Keep in mind that of all this was happening in the second year of the Second Intifada. While "suicide bombers" continued their attacks on Israeli bus stations and shopping malls, Amnesty International and Human Rights Watch stayed busy investigating the so-called "Jenin Massacre" (in which thousands of Palestinian civilians had supposedly been killed in their homes by rampaging IDF soldiers). The same European newspapers that carried rave reviews of The Pianist were also filled with cartoon images of Prime Minister Ariel Sharon clothed in Nazi regalia.
The Pianist, which ends with "Wladyslaw Szpilman" (Adrien Brody) on stage in a tuxedo, playing the piano for rapturously applauding Poles, seemed to ask such a simple question: Once the Allies had defeated the Nazis, why didn't the Jews just "go home"?
On May 1, 2004, Poland became a full member of the European Union, and since that time I've seen several films that address the tragic complexity of Jewish life in the post-War period For example, two years ago I urged you all to see Rózyczka, written and directed by Jan Kidawa-Blonski.
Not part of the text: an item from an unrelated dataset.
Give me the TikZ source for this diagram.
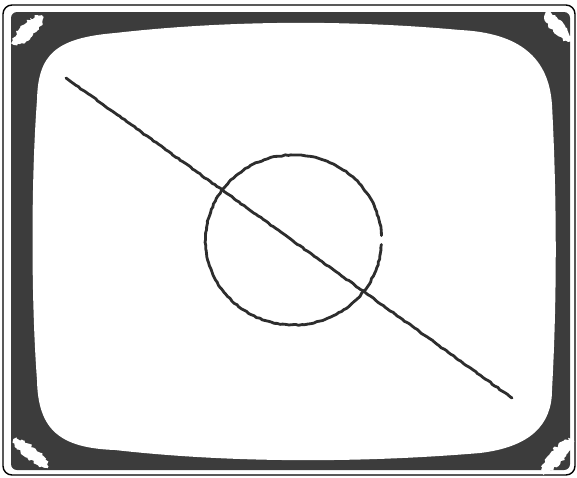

Rózyczka (Little Rose) played in our 2010 Chicago International Film Festival, but unfortunately it has yet to be released on DVD here in the USA.
This year's Chicago Festival of Israeli Cinema features an equally fascinating film: My Australia. Set in Lodz in the early '60s, My Australia is about a young boy named "Tadek" (Jakub Wróblewski) who believes he is Catholic. But when Tadek and his teenage brother "Andrzej" (Lukasz Sikora) are arrested for attacking students at a Jewish school, mother "Halina" (Aleksandra Popławska) decides to tell them the truth: she is Jewish, therefore they are Jewish.
Halina has raised Tadek and Andrzej to believe their absent family members all live in Australia, but once she has them safely on a boat and at sea, she reveals their true destination: Israel. Tadek and Andrzej are horrified, but they're stuck, and thus begins the aliyah of a family of new immigrants ("Olim Chadashim") to Eretz Yisrael.
Regular readers know I am often frustrated by films with young narrators. I usually find these characters over-written, and I rarely believe that the children in question could actually be so wise and perceptive. Dramatic arcs collapse when adult filmmakers create precocious children for their own narrative needs.
But Jakub Wróblewski won me over completely as Tadek. He is just old enough to have the "street smarts" on display in My Australia, and just young enough to have the requisite flexibility. Brother Andrzej, by contrast, is unable to adapt to his new circumstances, and normal teen angst quickly turns into destructive rage. Tadek holds the film's center, so we never learn all we'd like to know about Halina, yet Aleksandra Popławska's powerful performance leads us to root for her despite her many flaws.
According to IMDb (the Internet Movie Database), filmmaker Ami Drozd, who both wrote and directed My Australia, was born in Poland in 1953. Although Drozd also co-wrote and co-directed the documentary The Name My Mother Gave Me (about Israeli students who visit Ethiopia) in 2008, this is his first feature film. So it likely has some autobiographical content. But regardless of how he came to his intimate knowledge of Tadek's inner world, My Australia definitely has the ring of truth.
A different take on similar issues can be seen in two recent documentaries by Ronit Kerstner, brought forward in time from the 1960s (when Poland was under Communist control) to the Poland of our current millennium (dominated by the newly revitalized Roman Catholic Church).
Those of us who saw Kerstner's 2011 film Torn at Spertus in June may have wondered why Father Romuald Waszkinel, a Polish Catholic priest, decided to make aliyah after learning that his birth parents were Jews who perished in the Holocaust. In Torn, his actions seem abrupt, but his rationale becomes much more understandable when we meet Father Waszkinel in Kerstner's 2002 film The Secret: Poland's New Jews.
Kudos to CFIC coordinator Cindy Stern for arranging back-to-back screenings on the same night. The Secret is 52 minutes long, and Torn is 72 minutes long, so I urge you to invest the full 2 hours required to see them both.
This year's CFIC opens on Tuesday, October 23 with a Gala at Shedd Aquarium, and closes Sunday, November 4 at the AMC Northbrook Court. At this point, I've already seen over half of the films on this year's schedule, so I can assure you that wonderful films are coming our way.